Last Updated on November 13, 2025 11:29 pm by INDIAN AWAAZ

BIZ DESK

Indian equity markets ended largely unchanged on Thursday after a choppy trading session marked by intraday fluctuations of nearly 600 points. Caution prevailed among investors ahead of the India-US trade deal and the Bihar election results, both seen as short-term market triggers.

The Sensex settled at 84,478.67, up just 12.16 points (0.01%), while the Nifty 50 closed at 25,884.90, gaining 9.10 points (0.03%). Both benchmarks extended their winning streak for the fourth consecutive session, although profit-booking erased early gains.
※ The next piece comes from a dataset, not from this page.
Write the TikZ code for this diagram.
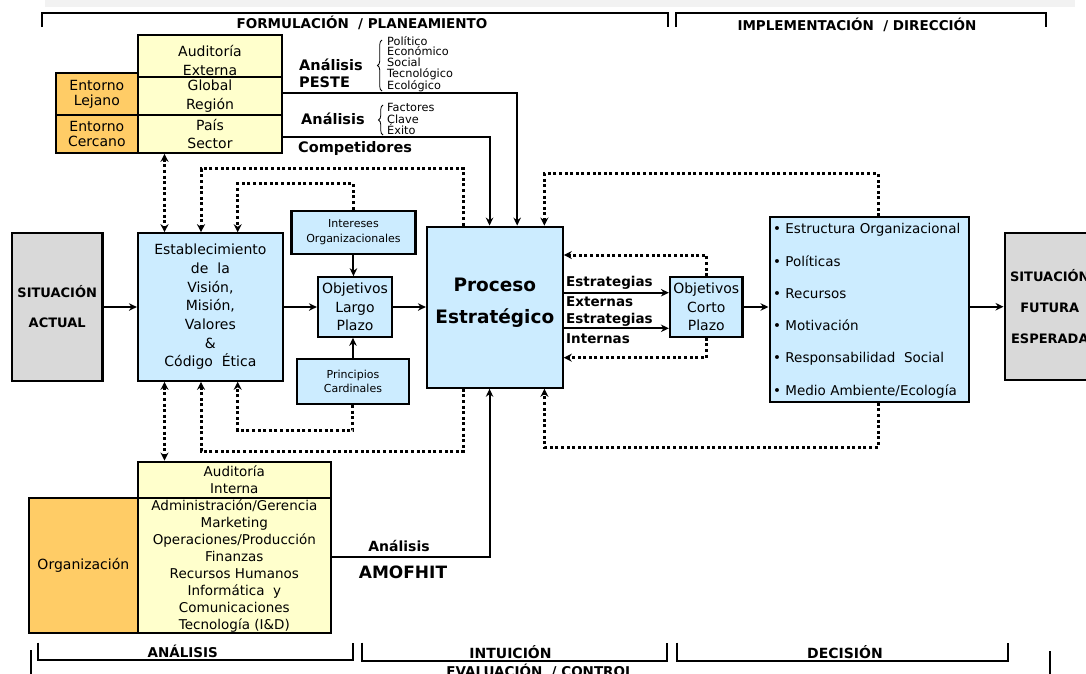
\documentclass[tikz,border=0pt]{standalone}
\usepackage{fontspec}
\setmainfont{DejaVu Sans}
\usetikzlibrary{arrows.meta,decorations.pathreplacing,calc}
\newcommand{\myfs}[2]{\fontsize{#1}{#2}\selectfont}
\definecolor{yelc}{HTML}{FFFFCC}
\definecolor{orac}{HTML}{FFCC66}
\definecolor{bluc}{HTML}{CCECFF}
\definecolor{grec}{HTML}{D9D9D9}
\begin{document}
\begin{tikzpicture}[x=1pt,y=-1pt,
  bx/.style={draw, line width=2.2pt, inner sep=0pt, align=center, text=black},
  yel/.style={bx, fill=yelc},
  ora/.style={bx, fill=orac},
  blu/.style={bx, fill=bluc},
  gry/.style={bx, fill=grec},
  txt/.style={inner sep=0pt, align=center},
  conn/.style={line width=2pt, -{Stealth[length=8pt,width=7.5pt]}},
  dots/.style={line width=3pt, dash pattern=on 3pt off 2.6pt},
  dotarr/.style={dots, -{Stealth[length=8pt,width=8pt]}},
  dotdbl/.style={dots, {Stealth[length=8pt,width=8pt]}-{Stealth[length=8pt,width=8pt]}},
  brk/.style={line width=2pt},
  brc/.style={line width=0.8pt, decorate, decoration={brace, amplitude=4.5pt}},
  hd/.style={txt, font=\bfseries\myfs{13.5}{14}}
]
\useasboundingbox (0,0) rectangle (1086,673);
\fill[white] (0,0) rectangle (1086,673);
\clip (0,0) rectangle (1086,673);
\fill[black!5] (45,0) rectangle (1075,7);

% ---- top brackets
\draw[brk] (42,27) -- (42,13) -- (668,13) -- (668,27);
\draw[brk] (676,27) -- (676,13) -- (1046,13) -- (1046,27);
\node[hd] (tform) at (362,22.7) {FORMULACIÓN\ \ / PLANEAMIENTO};
\node[hd] (timpl) at (857,25) {IMPLEMENTACIÓN\ \ / DIRECCIÓN};

% ---- external audit block
\node[ora, minimum width=81.7, minimum height=42, font=\myfs{14}{14.5}] (lejano) at (96.85,94.3) {Entorno\\Lejano};
\node[ora, minimum width=81.7, minimum height=37.4, font=\myfs{14}{15}] (cercano) at (96.85,134) {Entorno\\Cercano};
\node[yel, minimum width=144.6, minimum height=41.7] (audext) at (210,56.15) {};
\node[txt, font=\myfs{14}{19.3}] (audextT) at (210,60.3) {Auditoría\\Externa};
\node[yel, minimum width=144.6, minimum height=38.3, font=\myfs{14}{18.7}] (global) at (210,96.15) {Global\\Región};
\node[yel, minimum width=144.6, minimum height=37.4, font=\myfs{14}{18.3}] (pais) at (210,134) {País\\Sector};

\node[txt, anchor=west, align=left, font=\bfseries\myfs{14.5}{16.7}] (peste) at (299,73) {Análisis\\PESTE};
\draw[brc] (382,91) -- (382,40);
\node[txt, anchor=west, align=left, font=\myfs{11.3}{10.75}] (pestei) at (387,64.2) {Político\\Económico\\Social\\Tecnológico\\Ecológico};
\node[txt, anchor=west, font=\bfseries\myfs{14.5}{16}] (fce) at (301,119) {Análisis};
\draw[brc] (383,135) -- (383,105);
\node[txt, anchor=west, align=left, font=\myfs{11.3}{11.8}] (fcei) at (387,119) {Factores\\Clave\\Éxito};
\node[txt, anchor=west, font=\bfseries\myfs{14.5}{16}] (comp) at (298,148) {Competidores};

% ---- main row
\node[gry, minimum width=90.4, minimum height=147.4, font=\bfseries\myfs{13}{30}] (sitact) at (57.2,307) {SITUACIÓN\\ACTUAL};
\node[blu, minimum width=144.8, minimum height=147.4, font=\myfs{14}{18.7}] (estab) at (210.4,307) {Establecimiento\\de\ \ la\\Visión,\\Misión,\\Valores\\\&\\Código\ \ Ética};
\node[blu, minimum width=124.1, minimum height=43.6, font=\myfs{11}{15}] (intereses) at (353.45,232.5) {Intereses\\Organizacionales};
\node[blu, minimum width=74, minimum height=59.4, font=\myfs{14}{18.3}] (objlp) at (355,307) {Objetivos\\Largo\\Plazo};
\node[blu, minimum width=112.7, minimum height=44.7, font=\myfs{11}{14.3}] (principios) at (352.95,381.65) {Principios\\Cardinales};
\node[blu, minimum width=135.7, minimum height=161] (proceso) at (494.85,307.2) {};
\node[txt, font=\bfseries\myfs{18.5}{31.6}] (procesoT) at (494.85,302.5) {Proceso\\Estratégico};
\node[blu, minimum width=72.5, minimum height=59.4, font=\myfs{14}{18.3}] (objcp) at (706.25,307) {Objetivos\\Corto\\Plazo};
\node[blu, minimum width=199.1, minimum height=184.4] (impl) at (869.15,309.5) {};
\node[txt, anchor=west, align=left, font=\myfs{13.5}{32.3}] (implT) at (773,310.8) {•\ Estructura Organizacional\\•\ Políticas\\•\ Recursos\\•\ Motivación\\•\ Responsabilidad\ \ Social\\•\ Medio Ambiente/Ecología};
\node[gry, minimum width=90.4, minimum height=146.7, font=\bfseries\myfs{13}{30.7}] (sitfut) at (1049.8,306.7) {SITUACIÓN\\FUTURA\\ESPERADA};

\node[txt, anchor=west, font=\bfseries\myfs{13.5}{14}] (est1) at (566,282.7) {Estrategias};
\node[txt, anchor=west, font=\bfseries\myfs{13.5}{14}] (ext) at (566,301.7) {Externas};
\node[txt, anchor=west, font=\bfseries\myfs{13.5}{14}] (est2) at (566,320) {Estrategias};
\node[txt, anchor=west, font=\bfseries\myfs{13.5}{14}] (inte) at (566,338.3) {Internas};

% ---- internal audit block
\node[ora, minimum width=108.7, minimum height=135, font=\myfs{14}{16}] (org) at (83.35,565.8) {Organización};
\node[yel, minimum width=193.3, minimum height=36.6, font=\myfs{13.5}{17.3}] (audint) at (234.35,480) {Auditoría\\Interna};
\node[yel, minimum width=193.3, minimum height=135, font=\myfs{13.5}{17}] (items) at (234.35,565.8) {Administración/Gerencia\\Marketing\\Operaciones/Producción\\Finanzas\\Recursos Humanos\\Informática\ \ y\\Comunicaciones\\Tecnología (I\&D)};
\node[txt, font=\bfseries\myfs{14}{16}] (amo1) at (399,545.7) {Análisis};
\node[txt, font=\bfseries\myfs{17}{18}] (amo2) at (403,572.3) {AMOFHIT};

% ---- solid connectors
\draw[conn] (sitact.east) -- (estab.west);
\draw[conn] (estab.east) -- (objlp.west);
\draw[conn] (objlp.east) -- (objlp.east -| proceso.west);
\draw[conn] (intereses.south) -- (intereses.south |- objlp.north);
\draw[conn] (principios.north) -- (principios.north |- objlp.south);
\draw[conn] ([yshift=3pt]global.east) -| ([xshift=22.3pt]proceso.north);
\draw[conn] ([yshift=-2.7pt]pais.east) -| ([xshift=-5.3pt]proceso.north);
\draw[conn] ([yshift=8.5pt]items.east) -| ([xshift=-5.3pt]proceso.south);
\draw[conn] ([yshift=14.5pt]proceso.east) -- ([yshift=14.3pt]objcp.west);
\draw[conn] ([yshift=-21.1pt]proceso.east) -- ([yshift=-21.3pt]objcp.west);
\draw[conn] (objcp.east) -- (objcp.east -| impl.west);
\draw[conn] (sitfut.west -| impl.east) -- (sitfut.west);

% ---- dotted feedback connectors
\draw[dotdbl] ([xshift=-45.5pt]pais.south) -- ([xshift=-45.9pt]estab.north);
\draw[dotarr] ([xshift=-31.25pt]proceso.north) -- ++(0,-56.7) -| ([xshift=-9.4pt]estab.north);
\draw[dotarr] (intereses.north) -- ++(0,-25.7) -| ([xshift=27.3pt]estab.north);
\draw[dotarr] (principios.south) -- ++(0,25.3) -| ([xshift=27.3pt]estab.south);
\draw[dotarr] ([xshift=-31.25pt]proceso.south) -- ++(0,62.3) -| ([xshift=-9.4pt]estab.south);
\draw[dotdbl] ([xshift=-45.9pt]estab.south) -- ([xshift=-69.85pt]audint.north);
\draw[dotarr] (objcp.north) |- ([yshift=52.2pt]proceso.east);
\draw[dotarr] (objcp.south) |- ([yshift=-50.5pt]proceso.east);
\draw[dotarr] ([xshift=8.85pt]impl.north) -- ++(0,-42.3) -| ([xshift=49.55pt]proceso.north);
\draw[dotarr] ([xshift=8.85pt]impl.south) -- ++(0,44.3) -| ([xshift=49.55pt]proceso.south);

% ---- bottom brackets
\draw[brk] (37.7,642.7) -- (37.7,659.5) -- (352.7,659.5) -- (352.7,642.7);
\draw[brk] (362.4,642.7) -- (362.4,660.5) -- (667.3,660.5) -- (667.3,642.7);
\draw[brk] (676.8,642.7) -- (676.8,660.5) -- (1008.4,660.5) -- (1008.4,642.7);
\draw[brk] (31,650) -- (31,688) -- (1050.3,688) -- (1050.3,650.7);
\node[hd] (tana) at (182.7,651.7) {ANÁLISIS};
\node[hd, font=\bfseries\myfs{14}{14}] (tint) at (510.5,651.7) {INTUICIÓN};
\node[hd, font=\bfseries\myfs{14}{14}] (tdec) at (845,651.7) {DECISIÓN};
\node[hd, anchor=base] (teval) at (540,676.7) {EVALUACIÓN\ \ / CONTROL};
\end{tikzpicture}
\end{document}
Analysts said the market’s sideways movement reflected uncertainty amid global and domestic factors. Amruta Shinde of Choice Equity Broking advised traders to adopt a “buy-on-dips” approach and maintain tight stop-losses due to heightened volatility.

According to V.K. Vijayakumar of Geojit Financial Services, the market currently lacks strong triggers to sustain a rally. “The Bihar results are mostly factored in. A deviation from exit polls could prompt short-term volatility, but the bigger factor is the expected India-US trade pact, which may ease tariff barriers and boost exports,” he said. He added that the drop in retail inflation to 0.25% may open room for a rate cut by the MPC in December, though weak transmission remains a concern.

Sector-wise Performance:

  • IT & Tech: Witnessed mild gains as investors bet on improved U.S. demand and stable rupee trends.
  • Banking & Financials: Traded mixed; PSU banks saw selective buying, while private lenders faced mild profit-booking.
  • Auto: Declined slightly amid concerns over rural demand and rising input costs.
  • FMCG: Ended marginally higher, supported by cooling inflation expectations.
  • Energy & Metal: Under pressure due to softening global commodity prices.

Overall, experts expect the market to consolidate in the near term, reacting to policy cues and global developments. So far in 2025, Sensex and Nifty have gained around 8%, maintaining steady momentum despite elevated valuations and persistent FII outflows.